Exercise brief:
Retype the data that follows line by line, exactly, and leave its pictures out.

═══ Recorded information ═══

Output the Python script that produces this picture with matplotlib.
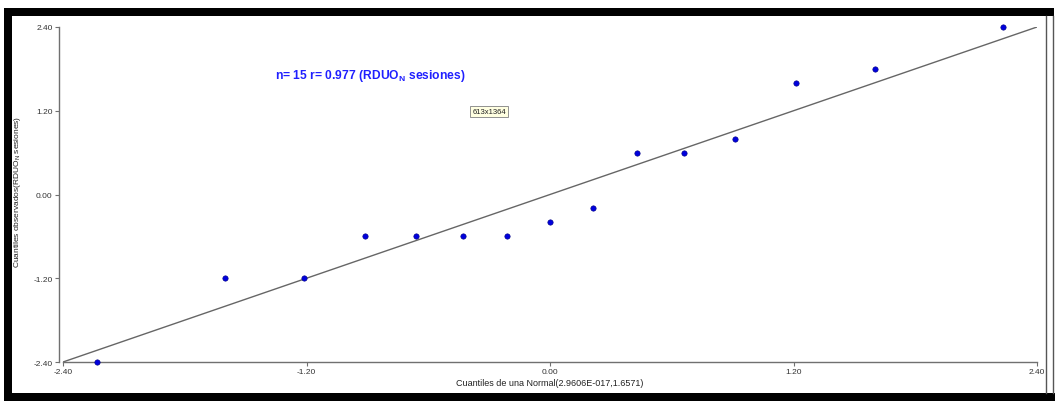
import matplotlib.pyplot as plt
from matplotlib.patches import Rectangle
from matplotlib.lines import Line2D

# Normal quantiles (x) against observed residual quantiles (y)
cuantiles_normal = [-2.23, -1.60, -1.21, -0.91, -0.66, -0.43, -0.21, 0.00,
                    0.21, 0.43, 0.66, 0.91, 1.21, 1.60, 2.23]
cuantiles_obs = [-2.40, -1.20, -1.20, -0.60, -0.60, -0.60, -0.60, -0.40,
                 -0.20, 0.60, 0.60, 0.80, 1.60, 1.80, 2.40]
ticks = [-2.40, -1.20, 0.00, 1.20, 2.40]
n_obs = 15
r_corr = 0.977

plt.rcParams['font.family'] = ['Liberation Sans', 'DejaVu Sans']
plt.rcParams['mathtext.fontset'] = 'custom'
plt.rcParams['mathtext.rm'] = 'Liberation Sans'
plt.rcParams['mathtext.bf'] = 'Liberation Sans:bold'

W, H = 1055, 402
fig = plt.figure(figsize=(W / 100, H / 100), dpi=100)
fig.patch.set_facecolor('white')

# frame around the plot window
def px_rect(x0, y0, x1, y1, color='black'):
    fig.patches.append(Rectangle((x0 / W, 1 - y1 / H), (x1 - x0) / W, (y1 - y0) / H,
                                 transform=fig.transFigure, facecolor=color,
                                 edgecolor='none', zorder=0))

px_rect(4, 9, 1054, 17)
px_rect(4, 9, 12, 402)
px_rect(4, 394, 1055, 402)
for xr in (1045.5, 1053):
    fig.lines.append(Line2D([xr / W, xr / W], [1 - 394 / H, 1 - 17 / H],
                            transform=fig.transFigure, color='#555555', lw=1))

ax = fig.add_axes([63 / W, 1 - 363 / H, 974 / W, 335 / H])
ax.set_facecolor('none')
ax.set_xlim(-2.4, 2.4)
ax.set_ylim(-2.4, 2.4)

# reference line y = x
ax.plot([-2.4, 2.4], [-2.4, 2.4], color='#666666', lw=1.0, zorder=2)
ax.scatter(cuantiles_normal, cuantiles_obs, s=15, color='#0000dd',
           edgecolors='#000080', linewidths=0.4, zorder=3, clip_on=False)

for side in ('top', 'right'):
    ax.spines[side].set_visible(False)
ax.spines['left'].set_position(('outward', 3))
for side in ('left', 'bottom'):
    ax.spines[side].set_color('#707070')
    ax.spines[side].set_linewidth(1.0)

ax.set_xticks(ticks)
ax.set_yticks(ticks)
ax.set_xticklabels([f'{t:.2f}' for t in ticks])
ax.set_yticklabels([f'{t:.2f}' for t in ticks])
ax.tick_params(axis='both', length=3, width=0.8, color='#707070',
               labelsize=6, labelcolor='#333333', pad=1.5)

ax.set_xlabel('Cuantiles de una Normal(2.9606E-017,1.6571)', fontsize=6.5,
              color='#222222', labelpad=2)
fig.text(18 / W, 1 - 192 / H, r'Cuantiles observados(RDUO$_{\mathregular{N}}$ sesiones)',
         rotation=90, fontsize=6, color='#222222', ha='center', va='center')

ax.text(-1.355, 1.71, f'n= {n_obs} r= {r_corr:.3f} ' + r'(RDUO$_{\mathbf{N}}$ sesiones)',
        fontsize=8.7, fontweight='bold', color='#2020ff', ha='left', va='center')

fig.text(489 / W, 1 - 112.5 / H, '613x1364', fontsize=5.5, color='#222222',
         ha='center', va='center',
         bbox=dict(boxstyle='square,pad=0.3', facecolor='#ffffe1',
                   edgecolor='#808080', linewidth=0.6))

fig.savefig('out.png', dpi=100)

═══

Answer for this exercise:
Output the Python script that produces this picture with matplotlib.
import matplotlib.pyplot as plt
from matplotlib.patches import Rectangle
from matplotlib.lines import Line2D

# Normal quantiles (x) against observed residual quantiles (y)
cuantiles_normal = [-2.23, -1.60, -1.21, -0.91, -0.66, -0.43, -0.21, 0.00,
                    0.21, 0.43, 0.66, 0.91, 1.21, 1.60, 2.23]
cuantiles_obs = [-2.40, -1.20, -1.20, -0.60, -0.60, -0.60, -0.60, -0.40,
                 -0.20, 0.60, 0.60, 0.80, 1.60, 1.80, 2.40]
ticks = [-2.40, -1.20, 0.00, 1.20, 2.40]
n_obs = 15
r_corr = 0.977

plt.rcParams['font.family'] = ['Liberation Sans', 'DejaVu Sans']
plt.rcParams['mathtext.fontset'] = 'custom'
plt.rcParams['mathtext.rm'] = 'Liberation Sans'
plt.rcParams['mathtext.bf'] = 'Liberation Sans:bold'

W, H = 1055, 402
fig = plt.figure(figsize=(W / 100, H / 100), dpi=100)
fig.patch.set_facecolor('white')

# frame around the plot window
def px_rect(x0, y0, x1, y1, color='black'):
    fig.patches.append(Rectangle((x0 / W, 1 - y1 / H), (x1 - x0) / W, (y1 - y0) / H,
                                 transform=fig.transFigure, facecolor=color,
                                 edgecolor='none', zorder=0))

px_rect(4, 9, 1054, 17)
px_rect(4, 9, 12, 402)
px_rect(4, 394, 1055, 402)
for xr in (1045.5, 1053):
    fig.lines.append(Line2D([xr / W, xr / W], [1 - 394 / H, 1 - 17 / H],
                            transform=fig.transFigure, color='#555555', lw=1))

ax = fig.add_axes([63 / W, 1 - 363 / H, 974 / W, 335 / H])
ax.set_facecolor('none')
ax.set_xlim(-2.4, 2.4)
ax.set_ylim(-2.4, 2.4)

# reference line y = x
ax.plot([-2.4, 2.4], [-2.4, 2.4], color='#666666', lw=1.0, zorder=2)
ax.scatter(cuantiles_normal, cuantiles_obs, s=15, color='#0000dd',
           edgecolors='#000080', linewidths=0.4, zorder=3, clip_on=False)

for side in ('top', 'right'):
    ax.spines[side].set_visible(False)
ax.spines['left'].set_position(('outward', 3))
for side in ('left', 'bottom'):
    ax.spines[side].set_color('#707070')
    ax.spines[side].set_linewidth(1.0)

ax.set_xticks(ticks)
ax.set_yticks(ticks)
ax.set_xticklabels([f'{t:.2f}' for t in ticks])
ax.set_yticklabels([f'{t:.2f}' for t in ticks])
ax.tick_params(axis='both', length=3, width=0.8, color='#707070',
               labelsize=6, labelcolor='#333333', pad=1.5)

ax.set_xlabel('Cuantiles de una Normal(2.9606E-017,1.6571)', fontsize=6.5,
              color='#222222', labelpad=2)
fig.text(18 / W, 1 - 192 / H, r'Cuantiles observados(RDUO$_{\mathregular{N}}$ sesiones)',
         rotation=90, fontsize=6, color='#222222', ha='center', va='center')

ax.text(-1.355, 1.71, f'n= {n_obs} r= {r_corr:.3f} ' + r'(RDUO$_{\mathbf{N}}$ sesiones)',
        fontsize=8.7, fontweight='bold', color='#2020ff', ha='left', va='center')

fig.text(489 / W, 1 - 112.5 / H, '613x1364', fontsize=5.5, color='#222222',
         ha='center', va='center',
         bbox=dict(boxstyle='square,pad=0.3', facecolor='#ffffe1',
                   edgecolor='#808080', linewidth=0.6))

fig.savefig('out.png', dpi=100)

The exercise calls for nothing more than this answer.